══ Collected data

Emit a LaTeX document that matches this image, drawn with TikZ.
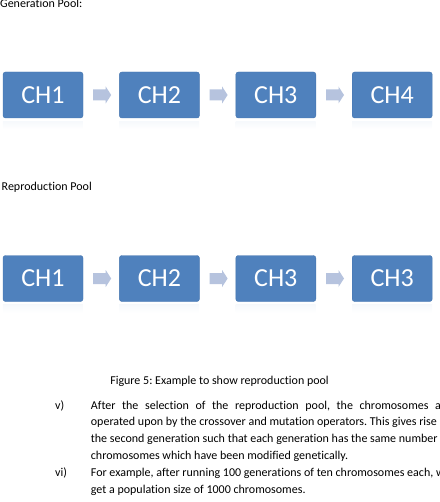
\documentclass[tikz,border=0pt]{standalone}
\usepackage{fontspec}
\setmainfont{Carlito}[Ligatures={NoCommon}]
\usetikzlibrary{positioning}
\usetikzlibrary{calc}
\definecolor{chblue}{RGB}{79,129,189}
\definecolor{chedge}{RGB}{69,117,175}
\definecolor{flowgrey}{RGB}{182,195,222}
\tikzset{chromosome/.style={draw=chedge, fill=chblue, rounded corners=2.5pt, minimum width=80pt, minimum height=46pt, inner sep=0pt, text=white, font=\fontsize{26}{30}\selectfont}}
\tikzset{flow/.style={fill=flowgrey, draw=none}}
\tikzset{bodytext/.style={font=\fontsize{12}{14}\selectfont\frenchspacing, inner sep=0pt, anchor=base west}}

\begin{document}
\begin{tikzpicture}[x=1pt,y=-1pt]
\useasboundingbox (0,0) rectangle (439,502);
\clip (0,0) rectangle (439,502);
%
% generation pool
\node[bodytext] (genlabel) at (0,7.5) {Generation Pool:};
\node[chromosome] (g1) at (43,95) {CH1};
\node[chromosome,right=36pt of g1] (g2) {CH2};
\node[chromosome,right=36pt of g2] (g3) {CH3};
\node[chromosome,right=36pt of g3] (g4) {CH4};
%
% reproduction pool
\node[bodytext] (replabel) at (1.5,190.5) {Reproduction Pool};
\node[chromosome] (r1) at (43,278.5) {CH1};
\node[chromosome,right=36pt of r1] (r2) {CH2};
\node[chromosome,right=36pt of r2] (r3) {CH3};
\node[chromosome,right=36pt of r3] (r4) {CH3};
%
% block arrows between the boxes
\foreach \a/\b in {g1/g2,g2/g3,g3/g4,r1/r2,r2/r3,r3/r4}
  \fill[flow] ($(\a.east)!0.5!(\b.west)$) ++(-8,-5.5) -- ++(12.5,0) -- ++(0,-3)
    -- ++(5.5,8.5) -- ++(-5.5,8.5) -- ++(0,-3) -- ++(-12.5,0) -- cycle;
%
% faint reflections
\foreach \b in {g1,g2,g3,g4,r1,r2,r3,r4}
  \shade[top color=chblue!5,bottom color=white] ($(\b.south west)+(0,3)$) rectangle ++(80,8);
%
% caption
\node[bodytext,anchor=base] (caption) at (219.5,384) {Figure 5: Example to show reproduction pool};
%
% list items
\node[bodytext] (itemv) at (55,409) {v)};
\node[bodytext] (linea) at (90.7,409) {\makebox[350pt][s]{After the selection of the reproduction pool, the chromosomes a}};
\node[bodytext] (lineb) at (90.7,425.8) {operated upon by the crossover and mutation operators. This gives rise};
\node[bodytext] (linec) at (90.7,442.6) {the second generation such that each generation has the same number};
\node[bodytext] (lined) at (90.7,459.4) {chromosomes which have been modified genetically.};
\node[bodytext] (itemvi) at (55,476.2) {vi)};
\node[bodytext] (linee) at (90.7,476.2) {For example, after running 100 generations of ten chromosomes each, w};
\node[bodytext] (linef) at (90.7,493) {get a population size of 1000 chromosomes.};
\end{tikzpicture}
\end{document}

════

- The task -
Leave the images out and output the remaining material exactly as it stands.

- Answer to this task -
Emit a LaTeX document that matches this image, drawn with TikZ.
\documentclass[tikz,border=0pt]{standalone}
\usepackage{fontspec}
\setmainfont{Carlito}[Ligatures={NoCommon}]
\usetikzlibrary{positioning}
\usetikzlibrary{calc}
\definecolor{chblue}{RGB}{79,129,189}
\definecolor{chedge}{RGB}{69,117,175}
\definecolor{flowgrey}{RGB}{182,195,222}
\tikzset{chromosome/.style={draw=chedge, fill=chblue, rounded corners=2.5pt, minimum width=80pt, minimum height=46pt, inner sep=0pt, text=white, font=\fontsize{26}{30}\selectfont}}
\tikzset{flow/.style={fill=flowgrey, draw=none}}
\tikzset{bodytext/.style={font=\fontsize{12}{14}\selectfont\frenchspacing, inner sep=0pt, anchor=base west}}

\begin{document}
\begin{tikzpicture}[x=1pt,y=-1pt]
\useasboundingbox (0,0) rectangle (439,502);
\clip (0,0) rectangle (439,502);
%
% generation pool
\node[bodytext] (genlabel) at (0,7.5) {Generation Pool:};
\node[chromosome] (g1) at (43,95) {CH1};
\node[chromosome,right=36pt of g1] (g2) {CH2};
\node[chromosome,right=36pt of g2] (g3) {CH3};
\node[chromosome,right=36pt of g3] (g4) {CH4};
%
% reproduction pool
\node[bodytext] (replabel) at (1.5,190.5) {Reproduction Pool};
\node[chromosome] (r1) at (43,278.5) {CH1};
\node[chromosome,right=36pt of r1] (r2) {CH2};
\node[chromosome,right=36pt of r2] (r3) {CH3};
\node[chromosome,right=36pt of r3] (r4) {CH3};
%
% block arrows between the boxes
\foreach \a/\b in {g1/g2,g2/g3,g3/g4,r1/r2,r2/r3,r3/r4}
  \fill[flow] ($(\a.east)!0.5!(\b.west)$) ++(-8,-5.5) -- ++(12.5,0) -- ++(0,-3)
    -- ++(5.5,8.5) -- ++(-5.5,8.5) -- ++(0,-3) -- ++(-12.5,0) -- cycle;
%
% faint reflections
\foreach \b in {g1,g2,g3,g4,r1,r2,r3,r4}
  \shade[top color=chblue!5,bottom color=white] ($(\b.south west)+(0,3)$) rectangle ++(80,8);
%
% caption
\node[bodytext,anchor=base] (caption) at (219.5,384) {Figure 5: Example to show reproduction pool};
%
% list items
\node[bodytext] (itemv) at (55,409) {v)};
\node[bodytext] (linea) at (90.7,409) {\makebox[350pt][s]{After the selection of the reproduction pool, the chromosomes a}};
\node[bodytext] (lineb) at (90.7,425.8) {operated upon by the crossover and mutation operators. This gives rise};
\node[bodytext] (linec) at (90.7,442.6) {the second generation such that each generation has the same number};
\node[bodytext] (lined) at (90.7,459.4) {chromosomes which have been modified genetically.};
\node[bodytext] (itemvi) at (55,476.2) {vi)};
\node[bodytext] (linee) at (90.7,476.2) {For example, after running 100 generations of ten chromosomes each, w};
\node[bodytext] (linef) at (90.7,493) {get a population size of 1000 chromosomes.};
\end{tikzpicture}
\end{document}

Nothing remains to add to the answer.